### GOAL
All of the lines below are to be printed again exactly; images are excluded from the output.
** START DATA EXTRACT **
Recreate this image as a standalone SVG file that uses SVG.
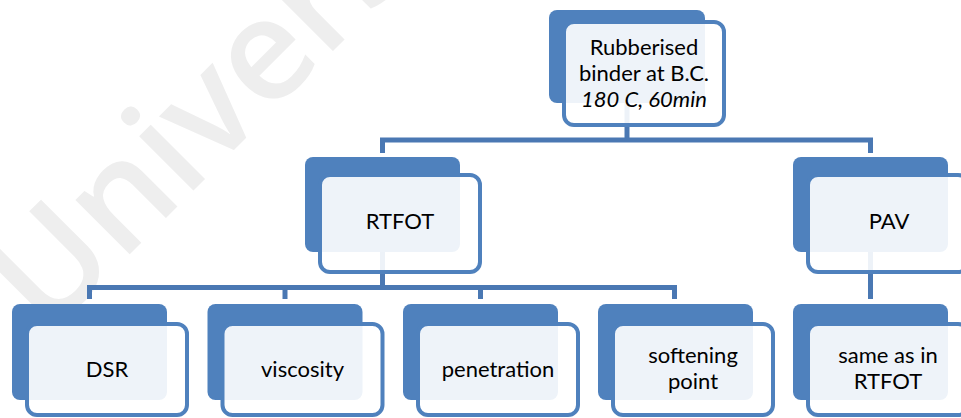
<svg xmlns="http://www.w3.org/2000/svg" width="961" height="418" viewBox="0 0 961 418">
<style>
.back{fill:#4F81BD}
.front{fill:#ffffff;fill-opacity:0.9;stroke:#4F81BD;stroke-width:4}
.lbl{font-family:Lato,"Liberation Sans",sans-serif;font-size:22px;fill:#000;text-anchor:middle}
.it{font-style:italic}
.conn{stroke:#4A78B3;stroke-width:5;fill:none}
.wm{font-family:"Open Sans","Liberation Sans",sans-serif;font-size:142px;font-weight:600;fill:#EEEEEE}
</style>
<rect width="961" height="418" fill="#ffffff"/>
<text class="wm" x="47" y="337" transform="rotate(-45 47 337)">Univers</text>
<g id="connectors">
<path class="conn" d="M627,103 V140"/>
<path class="conn" d="M382.5,153 V140 H870.5 V153"/>
<path class="conn" d="M382.5,252 V287.5"/>
<path class="conn" d="M870.5,252 V299"/>
<path class="conn" d="M89.5,299 V287.5 H674.5 V299"/>
<path class="conn" d="M285,287.5 V299"/>
<path class="conn" d="M480.5,287.5 V299"/>
</g>
<g id="root">
<rect class="back" x="549" y="10" width="156" height="93" rx="8"/>
<rect class="front" x="564" y="22" width="160" height="103" rx="10"/>
<text class="lbl" x="644" y="55">Rubberised</text>
<text class="lbl" x="644" y="81">binder at B.C.</text>
<text class="lbl it" x="644" y="107">180 C, 60min</text>
</g>
<g id="rtfot">
<rect class="back" x="305" y="157" width="155" height="95" rx="8"/>
<rect class="front" x="320" y="175" width="160" height="97" rx="10"/>
<text class="lbl" x="400" y="229">RTFOT</text>
</g>
<g id="pav">
<rect class="back" x="793" y="157" width="155" height="95" rx="8"/>
<rect class="front" x="808" y="175" width="160" height="97" rx="10"/>
<text class="lbl" x="889" y="229">PAV</text>
</g>
<g id="dsr">
<rect class="back" x="12" y="304" width="155" height="96" rx="8"/>
<rect class="front" x="27" y="324" width="160" height="91" rx="10"/>
<text class="lbl" x="107" y="377">DSR</text>
</g>
<g id="viscosity">
<rect class="back" x="207.5" y="304" width="155" height="96" rx="8"/>
<rect class="front" x="222.5" y="324" width="160" height="91" rx="10"/>
<text class="lbl" x="302.5" y="377">viscosity</text>
</g>
<g id="penetration">
<rect class="back" x="403" y="304" width="155" height="96" rx="8"/>
<rect class="front" x="418" y="324" width="160" height="91" rx="10"/>
<text class="lbl" x="498" y="377">penetration</text>
</g>
<g id="softening">
<rect class="back" x="598" y="304" width="155" height="96" rx="8"/>
<rect class="front" x="613" y="324" width="160" height="91" rx="10"/>
<text class="lbl" x="693" y="363">softening</text>
<text class="lbl" x="693" y="389">point</text>
</g>
<g id="same">
<rect class="back" x="793" y="304" width="155" height="96" rx="8"/>
<rect class="front" x="808" y="324" width="160" height="91" rx="10"/>
<text class="lbl" x="888" y="363">same as in</text>
<text class="lbl" x="888" y="389">RTFOT</text>
</g>
</svg>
** END DATA EXTRACT **
### WRITTEN SOLUTION
Recreate this image as a standalone SVG file that uses SVG.
<svg xmlns="http://www.w3.org/2000/svg" width="961" height="418" viewBox="0 0 961 418">
<style>
.back{fill:#4F81BD}
.front{fill:#ffffff;fill-opacity:0.9;stroke:#4F81BD;stroke-width:4}
.lbl{font-family:Lato,"Liberation Sans",sans-serif;font-size:22px;fill:#000;text-anchor:middle}
.it{font-style:italic}
.conn{stroke:#4A78B3;stroke-width:5;fill:none}
.wm{font-family:"Open Sans","Liberation Sans",sans-serif;font-size:142px;font-weight:600;fill:#EEEEEE}
</style>
<rect width="961" height="418" fill="#ffffff"/>
<text class="wm" x="47" y="337" transform="rotate(-45 47 337)">Univers</text>
<g id="connectors">
<path class="conn" d="M627,103 V140"/>
<path class="conn" d="M382.5,153 V140 H870.5 V153"/>
<path class="conn" d="M382.5,252 V287.5"/>
<path class="conn" d="M870.5,252 V299"/>
<path class="conn" d="M89.5,299 V287.5 H674.5 V299"/>
<path class="conn" d="M285,287.5 V299"/>
<path class="conn" d="M480.5,287.5 V299"/>
</g>
<g id="root">
<rect class="back" x="549" y="10" width="156" height="93" rx="8"/>
<rect class="front" x="564" y="22" width="160" height="103" rx="10"/>
<text class="lbl" x="644" y="55">Rubberised</text>
<text class="lbl" x="644" y="81">binder at B.C.</text>
<text class="lbl it" x="644" y="107">180 C, 60min</text>
</g>
<g id="rtfot">
<rect class="back" x="305" y="157" width="155" height="95" rx="8"/>
<rect class="front" x="320" y="175" width="160" height="97" rx="10"/>
<text class="lbl" x="400" y="229">RTFOT</text>
</g>
<g id="pav">
<rect class="back" x="793" y="157" width="155" height="95" rx="8"/>
<rect class="front" x="808" y="175" width="160" height="97" rx="10"/>
<text class="lbl" x="889" y="229">PAV</text>
</g>
<g id="dsr">
<rect class="back" x="12" y="304" width="155" height="96" rx="8"/>
<rect class="front" x="27" y="324" width="160" height="91" rx="10"/>
<text class="lbl" x="107" y="377">DSR</text>
</g>
<g id="viscosity">
<rect class="back" x="207.5" y="304" width="155" height="96" rx="8"/>
<rect class="front" x="222.5" y="324" width="160" height="91" rx="10"/>
<text class="lbl" x="302.5" y="377">viscosity</text>
</g>
<g id="penetration">
<rect class="back" x="403" y="304" width="155" height="96" rx="8"/>
<rect class="front" x="418" y="324" width="160" height="91" rx="10"/>
<text class="lbl" x="498" y="377">penetration</text>
</g>
<g id="softening">
<rect class="back" x="598" y="304" width="155" height="96" rx="8"/>
<rect class="front" x="613" y="324" width="160" height="91" rx="10"/>
<text class="lbl" x="693" y="363">softening</text>
<text class="lbl" x="693" y="389">point</text>
</g>
<g id="same">
<rect class="back" x="793" y="304" width="155" height="96" rx="8"/>
<rect class="front" x="808" y="324" width="160" height="91" rx="10"/>
<text class="lbl" x="888" y="363">same as in</text>
<text class="lbl" x="888" y="389">RTFOT</text>
</g>
</svg>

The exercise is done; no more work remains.